Samsung Patents a Stacked-Layer Transistor Design for Advanced Semiconductors

By Patentlyze Team · Updated May 16, 2026

Samsung is patenting a transistor architecture where stacked semiconductor layers deliberately vary in thickness — a structural tweak that could influence how current flows through next-generation chips built at extreme scales.

What Samsung's stacked transistor layers actually do

Imagine the transistors inside a chip as tiny switches that control electricity. As chips get smaller and more powerful, engineers can't just shrink those switches in simple ways — they have to rethink their shape entirely.

Samsung's patent describes a design where multiple thin semiconductor layers are stacked vertically, one above another, like a small pile of ribbon-shaped wires. Crucially, the topmost layer is thicker than the ones below it.

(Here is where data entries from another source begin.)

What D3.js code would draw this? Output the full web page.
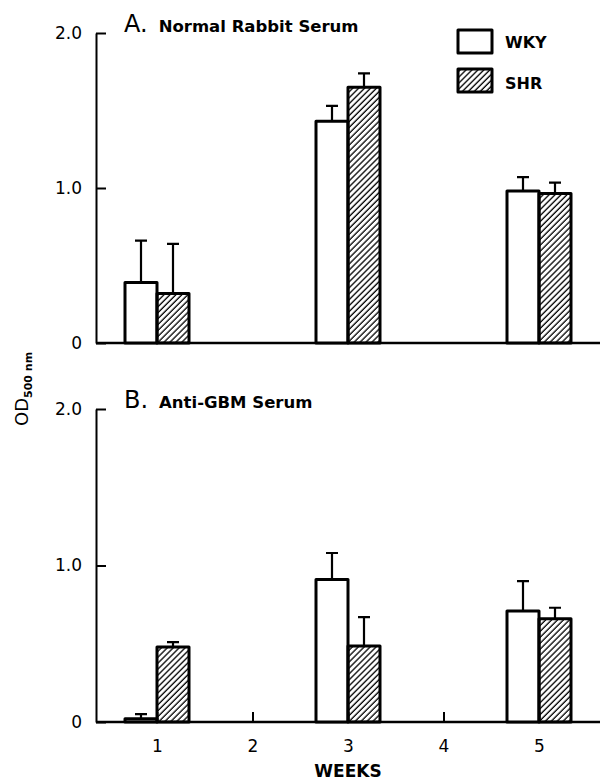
<!DOCTYPE html>
<html>
<head>
<meta charset="utf-8">
<script src="https://cdn.jsdelivr.net/npm/d3@7"></script>
<style>
  body { margin: 0; background: #fff; }
  svg { display: block; }
  text { font-family: "DejaVu Sans", "Liberation Sans", sans-serif; fill: #000; }
  .axis path, .axis line { stroke: #000; stroke-width: 2; }
  .axis text { font-size: 17px; font-family: "DejaVu Sans", sans-serif; }
</style>
</head>
<body>
<div id="chart"></div>
<script>
// weeks on the x axis
var weeks = [1, 3, 5];
var tickWeeks = [1, 2, 3, 4, 5];
var groups = ["WKY", "SHR"];

// y ticks
var yTicks = [0, 1, 2];
var yTickLabels = ["0", "1.0", "2.0"];

// A. Normal rabbit serum (mean, upper error)
var normalWKY = [0.39, 1.43, 0.98];
var normalWKYErr = [0.27, 0.10, 0.09];
var normalSHR = [0.32, 1.65, 0.965];
var normalSHRErr = [0.32, 0.09, 0.07];

// B. Anti-GBM serum
var gbmWKY = [0.02, 0.91, 0.71];
var gbmWKYErr = [0.03, 0.17, 0.19];
var gbmSHR = [0.48, 0.485, 0.66];
var gbmSHRErr = [0.03, 0.185, 0.07];

var width = 600, height = 783;
var axisX = 96, barW = 32;

var panels = [
  {letter: "A.", title: "Normal Rabbit Serum", wky: normalWKY, wkyErr: normalWKYErr,
   shr: normalSHR, shrErr: normalSHRErr, top: 33, bottom: 343, xLabels: false},
  {letter: "B.", title: "Anti-GBM Serum", wky: gbmWKY, wkyErr: gbmWKYErr,
   shr: gbmSHR, shrErr: gbmSHRErr, top: 409, bottom: 722, xLabels: true}
];

var x = d3.scaleLinear().domain([1, 5]).range([157, 539]);

var svg = d3.select("#chart").append("svg")
    .attr("width", width)
    .attr("height", height);

// hatch for SHR
svg.append("defs").append("pattern")
    .attr("id", "hatch")
    .attr("patternUnits", "userSpaceOnUse")
    .attr("width", 4.2)
    .attr("height", 4.2)
    .attr("patternTransform", "rotate(45)")
  .append("line")
    .attr("x1", 1).attr("y1", 0)
    .attr("x2", 1).attr("y2", 4.2)
    .attr("stroke", "#000")
    .attr("stroke-width", 1.3);

panels.forEach(function(p) {
  var y = d3.scaleLinear().domain([0, 2]).range([p.bottom, p.top]);
  var g = svg.append("g");

  // y axis, ticks pointing inward
  g.append("g")
      .attr("class", "axis")
      .attr("transform", "translate(" + axisX + ",0)")
      .call(d3.axisLeft(y).tickValues(yTicks).tickSizeInner(-10).tickSizeOuter(0).tickPadding(14)
        .tickFormat(function(d, i) { return yTickLabels[i]; }));

  // baseline runs to the right edge
  g.append("line")
      .attr("x1", axisX).attr("x2", width)
      .attr("y1", y(0)).attr("y2", y(0))
      .attr("stroke", "#000").attr("stroke-width", 2.5);

  if (p.xLabels) {
    var xa = g.append("g")
        .attr("class", "axis")
        .attr("transform", "translate(0," + y(0) + ")")
        .call(d3.axisBottom(x).tickValues(tickWeeks).tickSizeInner(-10).tickSizeOuter(0).tickPadding(18)
          .tickFormat(d3.format("d")));
    xa.select(".domain").remove();
  }

  // title
  var t = g.append("text")
      .attr("x", 124)
      .attr("y", p.top - 1);
  t.append("tspan").style("font-size", "24px").text(p.letter);
  t.append("tspan").attr("dx", 11).style("font-size", "16.5px").style("font-weight", "bold").text(p.title);

  var series = [
    {name: "WKY", vals: p.wky, err: p.wkyErr, off: -barW, fill: "#fff"},
    {name: "SHR", vals: p.shr, err: p.shrErr, off: 0, fill: "url(#hatch)"}
  ];

  series.forEach(function(s) {
    var sg = g.append("g");
    // error bars (upper only)
    sg.selectAll(".err")
      .data(weeks)
      .enter().append("path")
        .attr("fill", "none")
        .attr("stroke", "#000")
        .attr("stroke-width", 2.2)
        .attr("d", function(w, i) {
          var cx = x(w) + s.off + barW / 2;
          var yt = y(s.vals[i] + s.err[i]);
          return "M" + cx + "," + y(s.vals[i]) + "V" + yt + "M" + (cx - 6) + "," + yt + "H" + (cx + 6);
        });
    sg.selectAll("rect")
      .data(weeks)
      .enter().append("rect")
        .attr("x", function(w) { return x(w) + s.off; })
        .attr("y", function(w, i) { return y(s.vals[i]); })
        .attr("width", barW)
        .attr("height", function(w, i) { return y(0) - y(s.vals[i]); })
        .attr("fill", s.fill)
        .attr("stroke", "#000")
        .attr("stroke-width", 3)
        .attr("stroke-linejoin", "round");
  });
});

// legend
var legend = svg.append("g");
groups.forEach(function(name, i) {
  legend.append("rect")
      .attr("x", 458).attr("y", 30 + i * 39)
      .attr("width", 34).attr("height", 23)
      .attr("fill", i === 0 ? "#fff" : "url(#hatch)")
      .attr("stroke", "#000").attr("stroke-width", 3)
      .attr("stroke-linejoin", "round");
  legend.append("text")
      .attr("x", 505).attr("y", 48 + i * 41)
      .style("font-size", "16px").style("font-weight", "bold")
      .text(name);
});

// axis titles
svg.append("text")
    .attr("x", x(3))
    .attr("y", 777)
    .attr("text-anchor", "middle")
    .style("font-size", "17px").style("font-weight", "bold")
    .text("WEEKS");

var yl = svg.append("text")
    .attr("transform", "translate(28,426) rotate(-90)")
    .style("font-size", "18px");
yl.append("tspan").text("OD");
yl.append("tspan").attr("dy", 4).style("font-size", "11px").style("font-weight", "bold").text("500 nm");
</script>
</body>
</html>
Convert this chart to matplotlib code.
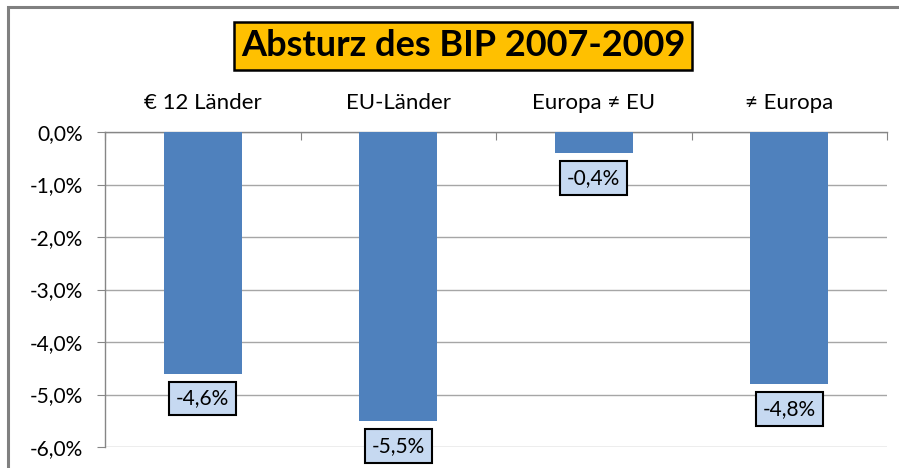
import matplotlib.pyplot as plt
from matplotlib.patches import Rectangle
from matplotlib.ticker import FuncFormatter

categories = ["€ 12 Länder", "EU-Länder", "Europa ≠ EU", "≠ Europa"]
values = [-4.6, -5.5, -0.4, -4.8]
labels = ["-4,6%", "-5,5%", "-0,4%", "-4,8%"]
title = "Absturz des BIP 2007-2009"

plt.rcParams['font.family'] = ['Lato', 'DejaVu Sans']

fig = plt.figure(figsize=(8.99, 4.68), dpi=100)
ax = fig.add_axes([105/899, 1 - 447/468, (887-105)/899, (447-132)/468])

x = list(range(len(categories)))
ax.bar(x, values, width=0.4, color='#4F81BD', zorder=3)

ax.set_xlim(-0.5, 3.5)
ax.set_ylim(-6, 0)
ax.set_yticks([0, -1, -2, -3, -4, -5, -6])
ax.yaxis.set_major_formatter(FuncFormatter(lambda v, p: ("%.1f%%" % v).replace(".", ",")))
ax.grid(axis='y', color='#A6A6A6', lw=1, zorder=0)
ax.set_axisbelow(True)

for s in ['right', 'bottom']:
    ax.spines[s].set_visible(False)
for s in ['left', 'top']:
    ax.spines[s].set_color('#868686')
    ax.spines[s].set_linewidth(1)

ax.tick_params(axis='y', colors='#868686', length=6, pad=10, labelsize=15, labelcolor='black')

# category labels at top, ticks at the boundaries
ax.xaxis.tick_top()
ax.set_xticks([-0.5, 0.5, 1.5, 2.5, 3.5])
ax.set_xticklabels([])
ax.tick_params(axis='x', which='major', direction='in', length=6, colors='#868686')
ax.set_xticks(x, minor=True)
ax.set_xticklabels(categories, minor=True)
ax.tick_params(axis='x', which='minor', length=0, pad=14, labelsize=16, labelcolor='black')

for i, v in enumerate(values):
    ax.annotate(labels[i], (i, v), xytext=(0, -18), textcoords='offset points',
                ha='center', va='center', fontsize=15, zorder=5,
                bbox=dict(boxstyle='square,pad=0.33', fc='#C6D9F1', ec='black', lw=1.5))

# title box
fig.text(463/899, 1 - 46/468, title, ha='center', va='center', fontsize=26, fontweight='bold',
         bbox=dict(boxstyle='square,pad=0.2', fc='#FFC000', ec='black', lw=1.8))

# outer chart frame (partially visible)
fig.add_artist(Rectangle((8/899, -0.2), 1.2, 1.2 - 7/468, transform=fig.transFigure,
                         fill=False, ec='#808080', lw=2.2))

fig.savefig('out.png', dpi=100)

A single gate electrode wraps around all of these layers at once, controlling them together.

This kind of architecture is closely related to what the chip industry calls "gate-all-around" (GAA) transistors — the next step beyond today's FinFET designs used in modern smartphones and laptops. Samsung is one of the leading fabs pushing GAA into production, and this patent is a window into how they're fine-tuning the geometry.

How Samsung arranges the semiconductor layers and gate

The patent describes a nanosheet or multi-bridge-channel transistor — a type of gate-all-around (GAA) device where the "channel" (the path electrons travel) is formed by several thin semiconductor sheets stacked vertically instead of a single fin or planar surface.

Key structural elements include:

• Active region: A strip of semiconductor material running along the substrate in one direction, forming the foundation for the transistors.
• Stacked semiconductor layers: Multiple horizontally oriented sheets sitting above the active region, separated vertically from each other. The uppermost layer is intentionally thicker than the lower layers — a non-uniform stacking approach.
• Gate structure: A gate electrode that wraps around (surrounds) each individual semiconductor layer — the defining feature of a GAA transistor, giving the gate more electrostatic control over the channel than older designs.
• Spacer structure and source/drain regions: Insulating spacers sit on both sides of the gate, while source and drain contacts touch all the stacked semiconductor layers simultaneously.

The non-uniform thickness — thicker on top — is the distinguishing detail. Varying layer thickness can help balance electrical characteristics across the stack, since the top and bottom layers experience slightly different mechanical stress and electrostatic environments during fabrication.

What this means for Samsung's chip scaling roadmap

GAA transistors are the architecture Samsung, TSMC, and Intel are all racing to commercialize at the 2nm and below nodes. Samsung began volume production of its 3nm GAA process (SF3) in 2022, and refinements like this patent speak directly to the engineering challenges of making those transistors reliable and performant at scale. The non-uniform layer thickness detail suggests Samsung's engineers are actively tuning GAA geometry to compensate for real-world fabrication imperfections or to optimize drive current.

For you as a consumer, GAA progress means future chips in phones, laptops, and AI accelerators can pack more transistors into the same area without burning more power — the foundation of every performance leap you've come to expect from new silicon generations.

Editorial commentary on a publicly published patent application. Not legal advice.